Unless the OP is going to pick up some knives with harder heat treatments, I'd still recommend staying at or below 4000 grit JIS. Most Henckels/Wüsthof's that I sharpen (which are hardened to 55 - 57 range) do best with a ~7 micron edge--they don't hold a more refined edge for very long, and so this is the best balance of a fine edge and increased edge retention. The slightly harder Global (56 - 58) would probably be ok in the 6 - 4 micron range, though getting into the 2 - 4 micron range would likely be a little too refined for the blade to hold an edge for very long.
I think 1000 grit is not a bad start especially for a knife like Global, which is convex. In fact, this is why I thought the original poster's idea of getting a 240/1000 comb stone may not be a bad idea. The 240 can really help to flatten the convex edge. It will take way too long on a 4000-6000 grit stone to flatten the convex. On top of it, Global knife steel is not that special. I don't think it can take advantage of a 4000-6000 grit stone.
As for the concern of taking too much metal, this is definitely a valid point.
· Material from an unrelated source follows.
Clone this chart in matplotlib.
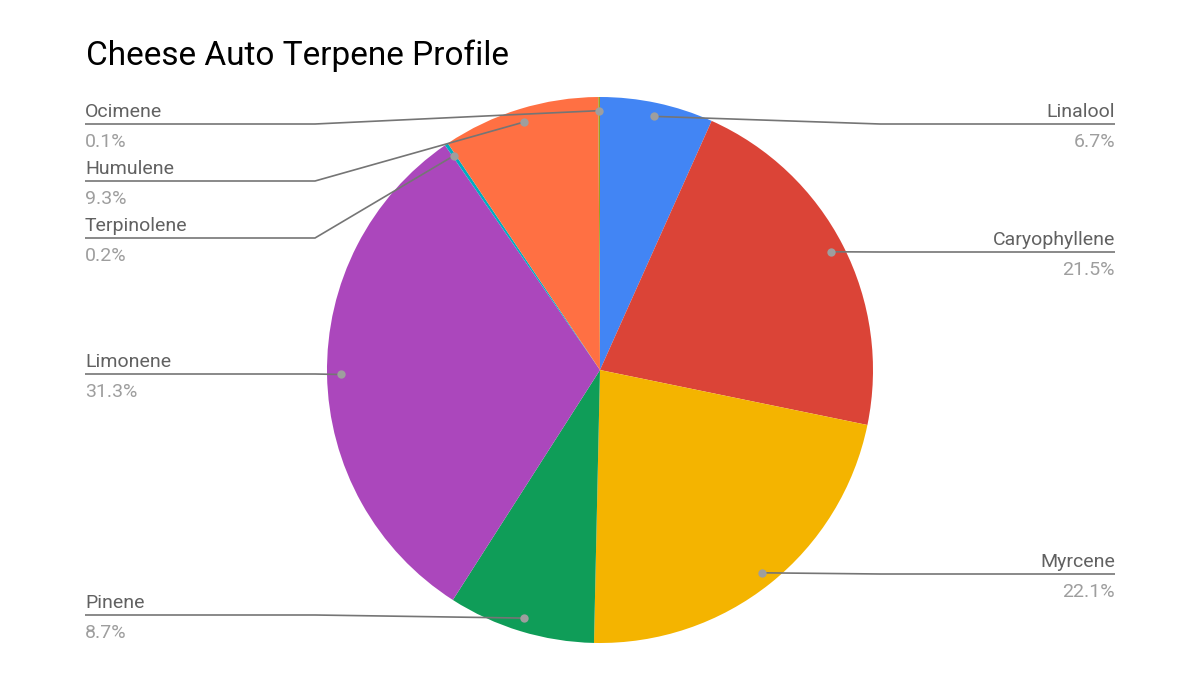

I think this is why it will be good that the original poster starts and practices on a cheaper knife.
Thanks so much for the advice!
I'm also getting another knife or two and I am considering going with Mac Pro or Masamoto instead of Global.
I have pretty small hands and like the handle and weight of Global. However, I've also heard great things about Mac Pro knives. Not sure if any of you have experience with these knives and have any advice.